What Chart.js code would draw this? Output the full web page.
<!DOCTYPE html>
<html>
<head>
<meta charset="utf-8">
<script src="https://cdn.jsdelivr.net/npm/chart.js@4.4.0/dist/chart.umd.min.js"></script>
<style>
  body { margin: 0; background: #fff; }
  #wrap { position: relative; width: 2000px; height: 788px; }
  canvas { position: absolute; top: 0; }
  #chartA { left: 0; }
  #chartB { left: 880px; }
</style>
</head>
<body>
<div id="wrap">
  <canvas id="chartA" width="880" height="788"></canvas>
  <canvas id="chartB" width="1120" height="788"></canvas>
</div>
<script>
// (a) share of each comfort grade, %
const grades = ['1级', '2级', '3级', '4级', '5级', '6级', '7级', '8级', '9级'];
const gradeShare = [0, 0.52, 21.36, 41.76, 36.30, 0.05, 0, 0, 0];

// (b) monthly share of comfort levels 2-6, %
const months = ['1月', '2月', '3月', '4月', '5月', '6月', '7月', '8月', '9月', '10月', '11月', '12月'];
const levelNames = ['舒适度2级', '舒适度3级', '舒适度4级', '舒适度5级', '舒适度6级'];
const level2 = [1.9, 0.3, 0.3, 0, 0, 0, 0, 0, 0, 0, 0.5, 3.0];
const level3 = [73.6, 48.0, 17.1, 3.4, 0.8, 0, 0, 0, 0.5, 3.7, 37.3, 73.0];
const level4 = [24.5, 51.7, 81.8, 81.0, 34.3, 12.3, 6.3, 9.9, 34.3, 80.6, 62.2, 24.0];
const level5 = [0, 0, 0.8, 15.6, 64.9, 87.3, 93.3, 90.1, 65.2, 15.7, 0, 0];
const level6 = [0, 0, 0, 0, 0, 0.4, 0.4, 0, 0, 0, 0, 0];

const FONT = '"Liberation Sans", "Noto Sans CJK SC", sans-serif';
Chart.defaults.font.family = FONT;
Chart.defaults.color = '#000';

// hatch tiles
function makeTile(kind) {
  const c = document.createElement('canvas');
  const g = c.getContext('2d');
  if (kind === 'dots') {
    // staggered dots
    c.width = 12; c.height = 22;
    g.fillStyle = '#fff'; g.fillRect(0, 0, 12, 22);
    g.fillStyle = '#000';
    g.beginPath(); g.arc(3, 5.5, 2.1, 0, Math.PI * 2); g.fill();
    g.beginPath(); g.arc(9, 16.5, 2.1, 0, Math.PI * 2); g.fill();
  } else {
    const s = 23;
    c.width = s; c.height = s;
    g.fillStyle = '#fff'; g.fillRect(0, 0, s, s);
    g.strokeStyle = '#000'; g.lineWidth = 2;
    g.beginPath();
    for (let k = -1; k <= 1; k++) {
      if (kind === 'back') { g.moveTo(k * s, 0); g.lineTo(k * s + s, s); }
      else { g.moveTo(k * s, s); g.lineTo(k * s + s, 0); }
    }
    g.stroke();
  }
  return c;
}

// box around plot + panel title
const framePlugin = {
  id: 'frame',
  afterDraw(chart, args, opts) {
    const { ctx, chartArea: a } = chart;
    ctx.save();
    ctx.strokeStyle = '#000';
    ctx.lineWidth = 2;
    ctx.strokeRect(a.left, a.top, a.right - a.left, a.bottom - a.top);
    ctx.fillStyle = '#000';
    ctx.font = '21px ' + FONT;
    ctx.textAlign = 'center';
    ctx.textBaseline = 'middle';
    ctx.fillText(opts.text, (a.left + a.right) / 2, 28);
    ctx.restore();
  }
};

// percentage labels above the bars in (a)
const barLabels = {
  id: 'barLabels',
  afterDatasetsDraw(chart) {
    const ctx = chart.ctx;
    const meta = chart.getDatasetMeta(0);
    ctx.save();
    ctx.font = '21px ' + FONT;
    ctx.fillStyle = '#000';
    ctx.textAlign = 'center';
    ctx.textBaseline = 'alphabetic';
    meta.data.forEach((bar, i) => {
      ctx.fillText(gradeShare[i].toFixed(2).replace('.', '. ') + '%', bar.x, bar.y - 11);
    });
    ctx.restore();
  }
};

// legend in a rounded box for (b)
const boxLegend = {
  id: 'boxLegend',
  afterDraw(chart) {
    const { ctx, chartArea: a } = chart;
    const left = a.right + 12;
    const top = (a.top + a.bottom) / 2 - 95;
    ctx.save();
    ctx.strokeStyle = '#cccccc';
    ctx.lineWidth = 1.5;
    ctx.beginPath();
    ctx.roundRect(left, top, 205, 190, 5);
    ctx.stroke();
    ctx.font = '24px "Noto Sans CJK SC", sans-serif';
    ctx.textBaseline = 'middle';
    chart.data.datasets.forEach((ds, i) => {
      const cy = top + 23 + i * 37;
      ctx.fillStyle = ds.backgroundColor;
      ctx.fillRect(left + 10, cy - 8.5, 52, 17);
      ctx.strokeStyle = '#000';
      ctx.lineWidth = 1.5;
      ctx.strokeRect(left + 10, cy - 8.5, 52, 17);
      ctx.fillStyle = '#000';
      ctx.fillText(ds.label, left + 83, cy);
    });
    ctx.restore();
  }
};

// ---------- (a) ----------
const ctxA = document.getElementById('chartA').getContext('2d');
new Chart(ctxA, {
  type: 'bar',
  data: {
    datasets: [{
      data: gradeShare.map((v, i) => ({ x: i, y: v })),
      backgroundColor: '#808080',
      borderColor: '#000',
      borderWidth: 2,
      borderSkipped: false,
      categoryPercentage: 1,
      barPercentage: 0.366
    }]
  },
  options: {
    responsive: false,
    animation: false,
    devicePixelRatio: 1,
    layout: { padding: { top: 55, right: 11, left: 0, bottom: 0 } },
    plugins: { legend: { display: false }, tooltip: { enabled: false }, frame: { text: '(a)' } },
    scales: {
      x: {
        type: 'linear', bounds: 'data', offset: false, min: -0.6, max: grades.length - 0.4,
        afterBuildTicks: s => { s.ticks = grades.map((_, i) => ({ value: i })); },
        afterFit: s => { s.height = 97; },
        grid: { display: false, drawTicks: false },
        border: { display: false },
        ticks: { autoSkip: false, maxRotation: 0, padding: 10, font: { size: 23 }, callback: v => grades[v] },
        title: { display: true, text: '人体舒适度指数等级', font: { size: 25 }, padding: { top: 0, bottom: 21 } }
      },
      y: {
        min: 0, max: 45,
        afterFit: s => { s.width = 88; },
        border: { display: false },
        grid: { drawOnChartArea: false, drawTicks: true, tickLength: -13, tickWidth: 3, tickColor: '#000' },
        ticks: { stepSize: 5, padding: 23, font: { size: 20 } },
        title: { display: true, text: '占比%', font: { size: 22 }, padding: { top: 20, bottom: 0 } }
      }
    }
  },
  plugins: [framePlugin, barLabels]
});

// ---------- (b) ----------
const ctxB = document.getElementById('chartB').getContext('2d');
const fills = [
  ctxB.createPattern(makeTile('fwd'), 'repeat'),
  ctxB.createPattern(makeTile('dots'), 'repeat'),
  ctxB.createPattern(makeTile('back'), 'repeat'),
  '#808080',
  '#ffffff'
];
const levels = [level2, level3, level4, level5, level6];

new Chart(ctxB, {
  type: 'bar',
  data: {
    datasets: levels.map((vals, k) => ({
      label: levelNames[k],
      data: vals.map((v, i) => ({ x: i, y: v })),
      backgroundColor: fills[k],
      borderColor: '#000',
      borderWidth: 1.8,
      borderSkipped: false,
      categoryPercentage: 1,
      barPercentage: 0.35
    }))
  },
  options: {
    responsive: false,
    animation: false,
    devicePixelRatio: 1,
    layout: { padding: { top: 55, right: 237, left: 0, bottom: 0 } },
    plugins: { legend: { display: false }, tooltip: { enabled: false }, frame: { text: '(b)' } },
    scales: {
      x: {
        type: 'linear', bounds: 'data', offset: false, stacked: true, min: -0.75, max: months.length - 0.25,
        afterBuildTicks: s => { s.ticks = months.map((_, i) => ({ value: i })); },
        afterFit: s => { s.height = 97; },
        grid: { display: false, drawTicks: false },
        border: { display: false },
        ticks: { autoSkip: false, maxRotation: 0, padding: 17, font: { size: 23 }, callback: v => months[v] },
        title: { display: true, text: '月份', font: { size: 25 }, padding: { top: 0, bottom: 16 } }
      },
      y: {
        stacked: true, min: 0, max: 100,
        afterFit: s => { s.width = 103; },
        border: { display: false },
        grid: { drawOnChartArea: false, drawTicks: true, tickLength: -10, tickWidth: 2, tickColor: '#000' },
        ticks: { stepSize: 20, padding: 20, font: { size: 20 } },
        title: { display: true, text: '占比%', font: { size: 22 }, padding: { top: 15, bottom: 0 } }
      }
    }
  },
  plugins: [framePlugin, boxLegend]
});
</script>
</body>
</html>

# Exercise description:
Return the lines above precisely as they appear, beginning at the first line and ending at the line with "Chart.defaults.color = '#000';", and nothing after it.

# Result:
What Chart.js code would draw this? Output the full web page.
<!DOCTYPE html>
<html>
<head>
<meta charset="utf-8">
<script src="https://cdn.jsdelivr.net/npm/chart.js@4.4.0/dist/chart.umd.min.js"></script>
<style>
  body { margin: 0; background: #fff; }
  #wrap { position: relative; width: 2000px; height: 788px; }
  canvas { position: absolute; top: 0; }
  #chartA { left: 0; }
  #chartB { left: 880px; }
</style>
</head>
<body>
<div id="wrap">
  <canvas id="chartA" width="880" height="788"></canvas>
  <canvas id="chartB" width="1120" height="788"></canvas>
</div>
<script>
// (a) share of each comfort grade, %
const grades = ['1级', '2级', '3级', '4级', '5级', '6级', '7级', '8级', '9级'];
const gradeShare = [0, 0.52, 21.36, 41.76, 36.30, 0.05, 0, 0, 0];

// (b) monthly share of comfort levels 2-6, %
const months = ['1月', '2月', '3月', '4月', '5月', '6月', '7月', '8月', '9月', '10月', '11月', '12月'];
const levelNames = ['舒适度2级', '舒适度3级', '舒适度4级', '舒适度5级', '舒适度6级'];
const level2 = [1.9, 0.3, 0.3, 0, 0, 0, 0, 0, 0, 0, 0.5, 3.0];
const level3 = [73.6, 48.0, 17.1, 3.4, 0.8, 0, 0, 0, 0.5, 3.7, 37.3, 73.0];
const level4 = [24.5, 51.7, 81.8, 81.0, 34.3, 12.3, 6.3, 9.9, 34.3, 80.6, 62.2, 24.0];
const level5 = [0, 0, 0.8, 15.6, 64.9, 87.3, 93.3, 90.1, 65.2, 15.7, 0, 0];
const level6 = [0, 0, 0, 0, 0, 0.4, 0.4, 0, 0, 0, 0, 0];

const FONT = '"Liberation Sans", "Noto Sans CJK SC", sans-serif';
Chart.defaults.font.family = FONT;
Chart.defaults.color = '#000';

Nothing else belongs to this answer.